### TASK BRIEF
Give an exact transcription of every line, dropping the images.

### RAW DATA
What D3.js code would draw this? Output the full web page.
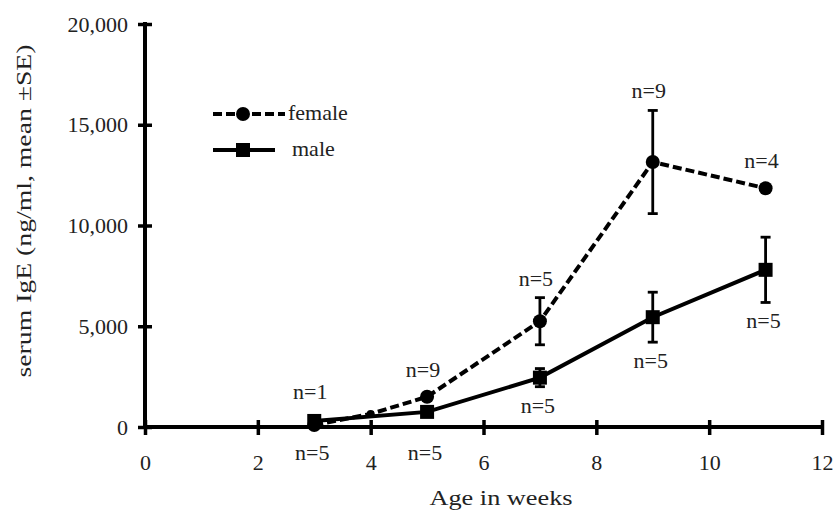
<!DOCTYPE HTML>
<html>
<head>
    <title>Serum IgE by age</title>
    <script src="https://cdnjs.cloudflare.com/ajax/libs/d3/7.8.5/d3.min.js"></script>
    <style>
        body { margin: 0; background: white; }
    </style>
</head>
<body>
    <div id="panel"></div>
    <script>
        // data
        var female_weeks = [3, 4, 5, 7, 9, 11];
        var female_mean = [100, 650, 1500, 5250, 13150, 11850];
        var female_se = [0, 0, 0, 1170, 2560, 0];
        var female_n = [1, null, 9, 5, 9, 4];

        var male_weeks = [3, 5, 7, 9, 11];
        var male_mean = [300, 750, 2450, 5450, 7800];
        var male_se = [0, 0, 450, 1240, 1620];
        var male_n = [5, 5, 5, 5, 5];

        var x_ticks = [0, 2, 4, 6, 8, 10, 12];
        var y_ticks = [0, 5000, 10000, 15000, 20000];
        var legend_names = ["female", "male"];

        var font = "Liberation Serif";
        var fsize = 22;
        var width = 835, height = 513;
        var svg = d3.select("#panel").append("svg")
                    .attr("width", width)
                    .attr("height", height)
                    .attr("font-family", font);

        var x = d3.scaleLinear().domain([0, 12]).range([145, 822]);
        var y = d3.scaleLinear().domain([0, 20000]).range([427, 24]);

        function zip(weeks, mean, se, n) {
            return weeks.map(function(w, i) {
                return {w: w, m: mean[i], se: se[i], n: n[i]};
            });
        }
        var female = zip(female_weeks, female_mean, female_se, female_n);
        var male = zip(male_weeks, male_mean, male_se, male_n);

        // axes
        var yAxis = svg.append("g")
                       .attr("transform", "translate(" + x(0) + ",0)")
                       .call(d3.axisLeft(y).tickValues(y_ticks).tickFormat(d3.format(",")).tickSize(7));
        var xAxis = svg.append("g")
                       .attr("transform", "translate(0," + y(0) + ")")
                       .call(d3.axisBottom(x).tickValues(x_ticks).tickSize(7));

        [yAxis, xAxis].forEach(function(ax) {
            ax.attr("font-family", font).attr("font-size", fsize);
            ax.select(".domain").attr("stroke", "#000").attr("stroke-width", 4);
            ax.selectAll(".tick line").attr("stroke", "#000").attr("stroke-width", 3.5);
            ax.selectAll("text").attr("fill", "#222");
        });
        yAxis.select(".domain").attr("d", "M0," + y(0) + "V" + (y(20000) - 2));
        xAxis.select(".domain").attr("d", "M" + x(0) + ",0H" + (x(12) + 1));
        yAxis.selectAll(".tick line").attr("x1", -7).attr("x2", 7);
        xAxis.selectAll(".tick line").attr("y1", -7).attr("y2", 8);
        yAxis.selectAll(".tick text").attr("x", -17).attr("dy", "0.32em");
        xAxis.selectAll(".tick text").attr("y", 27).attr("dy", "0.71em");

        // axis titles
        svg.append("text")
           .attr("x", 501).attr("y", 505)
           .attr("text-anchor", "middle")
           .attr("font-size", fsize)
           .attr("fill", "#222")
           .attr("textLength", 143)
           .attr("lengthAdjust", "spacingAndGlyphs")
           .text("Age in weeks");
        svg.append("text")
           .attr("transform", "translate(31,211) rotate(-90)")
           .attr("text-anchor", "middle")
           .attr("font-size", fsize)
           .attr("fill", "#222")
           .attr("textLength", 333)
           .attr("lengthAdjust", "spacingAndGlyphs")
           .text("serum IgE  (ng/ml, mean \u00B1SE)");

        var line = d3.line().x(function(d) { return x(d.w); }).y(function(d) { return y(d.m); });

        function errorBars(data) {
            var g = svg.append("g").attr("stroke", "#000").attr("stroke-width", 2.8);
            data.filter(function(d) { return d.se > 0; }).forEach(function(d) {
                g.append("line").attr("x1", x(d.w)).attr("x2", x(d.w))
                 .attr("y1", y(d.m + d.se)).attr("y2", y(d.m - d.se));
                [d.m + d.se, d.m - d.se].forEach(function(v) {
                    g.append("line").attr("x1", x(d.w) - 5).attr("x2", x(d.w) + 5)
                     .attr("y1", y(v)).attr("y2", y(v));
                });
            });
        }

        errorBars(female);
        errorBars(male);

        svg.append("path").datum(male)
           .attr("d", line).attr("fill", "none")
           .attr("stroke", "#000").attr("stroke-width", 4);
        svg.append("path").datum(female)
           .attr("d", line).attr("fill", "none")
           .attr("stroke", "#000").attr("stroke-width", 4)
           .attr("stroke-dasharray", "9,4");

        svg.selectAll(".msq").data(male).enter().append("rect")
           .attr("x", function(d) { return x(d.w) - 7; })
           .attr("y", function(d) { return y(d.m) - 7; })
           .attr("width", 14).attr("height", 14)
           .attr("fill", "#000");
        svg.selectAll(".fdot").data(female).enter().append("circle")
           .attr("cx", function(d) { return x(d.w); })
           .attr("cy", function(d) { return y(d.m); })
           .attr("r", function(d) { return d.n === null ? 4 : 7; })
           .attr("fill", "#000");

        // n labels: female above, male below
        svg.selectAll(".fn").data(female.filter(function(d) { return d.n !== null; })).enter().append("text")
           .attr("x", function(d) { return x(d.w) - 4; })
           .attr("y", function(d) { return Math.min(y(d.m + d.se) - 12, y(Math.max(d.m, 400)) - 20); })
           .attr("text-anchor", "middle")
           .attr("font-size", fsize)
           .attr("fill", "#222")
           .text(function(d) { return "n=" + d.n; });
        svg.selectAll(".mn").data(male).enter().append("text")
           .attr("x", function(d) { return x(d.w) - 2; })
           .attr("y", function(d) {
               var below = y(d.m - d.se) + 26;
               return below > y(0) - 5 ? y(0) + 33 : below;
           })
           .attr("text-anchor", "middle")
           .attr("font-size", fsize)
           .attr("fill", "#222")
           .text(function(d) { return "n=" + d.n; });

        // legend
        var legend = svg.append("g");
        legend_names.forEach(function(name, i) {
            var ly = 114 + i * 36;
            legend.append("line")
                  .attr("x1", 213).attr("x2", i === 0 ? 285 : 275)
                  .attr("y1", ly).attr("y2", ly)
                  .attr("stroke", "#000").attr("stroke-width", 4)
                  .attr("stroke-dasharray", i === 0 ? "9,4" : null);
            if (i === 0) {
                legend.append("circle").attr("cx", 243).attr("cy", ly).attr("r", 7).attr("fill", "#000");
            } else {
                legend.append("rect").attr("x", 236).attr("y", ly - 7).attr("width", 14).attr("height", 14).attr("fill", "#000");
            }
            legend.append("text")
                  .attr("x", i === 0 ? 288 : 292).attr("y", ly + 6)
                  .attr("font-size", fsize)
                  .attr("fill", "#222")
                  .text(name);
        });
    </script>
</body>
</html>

### EXPECTED ANSWER
What D3.js code would draw this? Output the full web page.
<!DOCTYPE HTML>
<html>
<head>
    <title>Serum IgE by age</title>
    <script src="https://cdnjs.cloudflare.com/ajax/libs/d3/7.8.5/d3.min.js"></script>
    <style>
        body { margin: 0; background: white; }
    </style>
</head>
<body>
    <div id="panel"></div>
    <script>
        // data
        var female_weeks = [3, 4, 5, 7, 9, 11];
        var female_mean = [100, 650, 1500, 5250, 13150, 11850];
        var female_se = [0, 0, 0, 1170, 2560, 0];
        var female_n = [1, null, 9, 5, 9, 4];

        var male_weeks = [3, 5, 7, 9, 11];
        var male_mean = [300, 750, 2450, 5450, 7800];
        var male_se = [0, 0, 450, 1240, 1620];
        var male_n = [5, 5, 5, 5, 5];

        var x_ticks = [0, 2, 4, 6, 8, 10, 12];
        var y_ticks = [0, 5000, 10000, 15000, 20000];
        var legend_names = ["female", "male"];

        var font = "Liberation Serif";
        var fsize = 22;
        var width = 835, height = 513;
        var svg = d3.select("#panel").append("svg")
                    .attr("width", width)
                    .attr("height", height)
                    .attr("font-family", font);

        var x = d3.scaleLinear().domain([0, 12]).range([145, 822]);
        var y = d3.scaleLinear().domain([0, 20000]).range([427, 24]);

        function zip(weeks, mean, se, n) {
            return weeks.map(function(w, i) {
                return {w: w, m: mean[i], se: se[i], n: n[i]};
            });
        }
        var female = zip(female_weeks, female_mean, female_se, female_n);
        var male = zip(male_weeks, male_mean, male_se, male_n);

        // axes
        var yAxis = svg.append("g")
                       .attr("transform", "translate(" + x(0) + ",0)")
                       .call(d3.axisLeft(y).tickValues(y_ticks).tickFormat(d3.format(",")).tickSize(7));
        var xAxis = svg.append("g")
                       .attr("transform", "translate(0," + y(0) + ")")
                       .call(d3.axisBottom(x).tickValues(x_ticks).tickSize(7));

        [yAxis, xAxis].forEach(function(ax) {
            ax.attr("font-family", font).attr("font-size", fsize);
            ax.select(".domain").attr("stroke", "#000").attr("stroke-width", 4);
            ax.selectAll(".tick line").attr("stroke", "#000").attr("stroke-width", 3.5);
            ax.selectAll("text").attr("fill", "#222");
        });
        yAxis.select(".domain").attr("d", "M0," + y(0) + "V" + (y(20000) - 2));
        xAxis.select(".domain").attr("d", "M" + x(0) + ",0H" + (x(12) + 1));
        yAxis.selectAll(".tick line").attr("x1", -7).attr("x2", 7);
        xAxis.selectAll(".tick line").attr("y1", -7).attr("y2", 8);
        yAxis.selectAll(".tick text").attr("x", -17).attr("dy", "0.32em");
        xAxis.selectAll(".tick text").attr("y", 27).attr("dy", "0.71em");

        // axis titles
        svg.append("text")
           .attr("x", 501).attr("y", 505)
           .attr("text-anchor", "middle")
           .attr("font-size", fsize)
           .attr("fill", "#222")
           .attr("textLength", 143)
           .attr("lengthAdjust", "spacingAndGlyphs")
           .text("Age in weeks");
        svg.append("text")
           .attr("transform", "translate(31,211) rotate(-90)")
           .attr("text-anchor", "middle")
           .attr("font-size", fsize)
           .attr("fill", "#222")
           .attr("textLength", 333)
           .attr("lengthAdjust", "spacingAndGlyphs")
           .text("serum IgE  (ng/ml, mean \u00B1SE)");

        var line = d3.line().x(function(d) { return x(d.w); }).y(function(d) { return y(d.m); });

        function errorBars(data) {
            var g = svg.append("g").attr("stroke", "#000").attr("stroke-width", 2.8);
            data.filter(function(d) { return d.se > 0; }).forEach(function(d) {
                g.append("line").attr("x1", x(d.w)).attr("x2", x(d.w))
                 .attr("y1", y(d.m + d.se)).attr("y2", y(d.m - d.se));
                [d.m + d.se, d.m - d.se].forEach(function(v) {
                    g.append("line").attr("x1", x(d.w) - 5).attr("x2", x(d.w) + 5)
                     .attr("y1", y(v)).attr("y2", y(v));
                });
            });
        }

        errorBars(female);
        errorBars(male);

        svg.append("path").datum(male)
           .attr("d", line).attr("fill", "none")
           .attr("stroke", "#000").attr("stroke-width", 4);
        svg.append("path").datum(female)
           .attr("d", line).attr("fill", "none")
           .attr("stroke", "#000").attr("stroke-width", 4)
           .attr("stroke-dasharray", "9,4");

        svg.selectAll(".msq").data(male).enter().append("rect")
           .attr("x", function(d) { return x(d.w) - 7; })
           .attr("y", function(d) { return y(d.m) - 7; })
           .attr("width", 14).attr("height", 14)
           .attr("fill", "#000");
        svg.selectAll(".fdot").data(female).enter().append("circle")
           .attr("cx", function(d) { return x(d.w); })
           .attr("cy", function(d) { return y(d.m); })
           .attr("r", function(d) { return d.n === null ? 4 : 7; })
           .attr("fill", "#000");

        // n labels: female above, male below
        svg.selectAll(".fn").data(female.filter(function(d) { return d.n !== null; })).enter().append("text")
           .attr("x", function(d) { return x(d.w) - 4; })
           .attr("y", function(d) { return Math.min(y(d.m + d.se) - 12, y(Math.max(d.m, 400)) - 20); })
           .attr("text-anchor", "middle")
           .attr("font-size", fsize)
           .attr("fill", "#222")
           .text(function(d) { return "n=" + d.n; });
        svg.selectAll(".mn").data(male).enter().append("text")
           .attr("x", function(d) { return x(d.w) - 2; })
           .attr("y", function(d) {
               var below = y(d.m - d.se) + 26;
               return below > y(0) - 5 ? y(0) + 33 : below;
           })
           .attr("text-anchor", "middle")
           .attr("font-size", fsize)
           .attr("fill", "#222")
           .text(function(d) { return "n=" + d.n; });

        // legend
        var legend = svg.append("g");
        legend_names.forEach(function(name, i) {
            var ly = 114 + i * 36;
            legend.append("line")
                  .attr("x1", 213).attr("x2", i === 0 ? 285 : 275)
                  .attr("y1", ly).attr("y2", ly)
                  .attr("stroke", "#000").attr("stroke-width", 4)
                  .attr("stroke-dasharray", i === 0 ? "9,4" : null);
            if (i === 0) {
                legend.append("circle").attr("cx", 243).attr("cy", ly).attr("r", 7).attr("fill", "#000");
            } else {
                legend.append("rect").attr("x", 236).attr("y", ly - 7).attr("width", 14).attr("height", 14).attr("fill", "#000");
            }
            legend.append("text")
                  .attr("x", i === 0 ? 288 : 292).attr("y", ly + 6)
                  .attr("font-size", fsize)
                  .attr("fill", "#222")
                  .text(name);
        });
    </script>
</body>
</html>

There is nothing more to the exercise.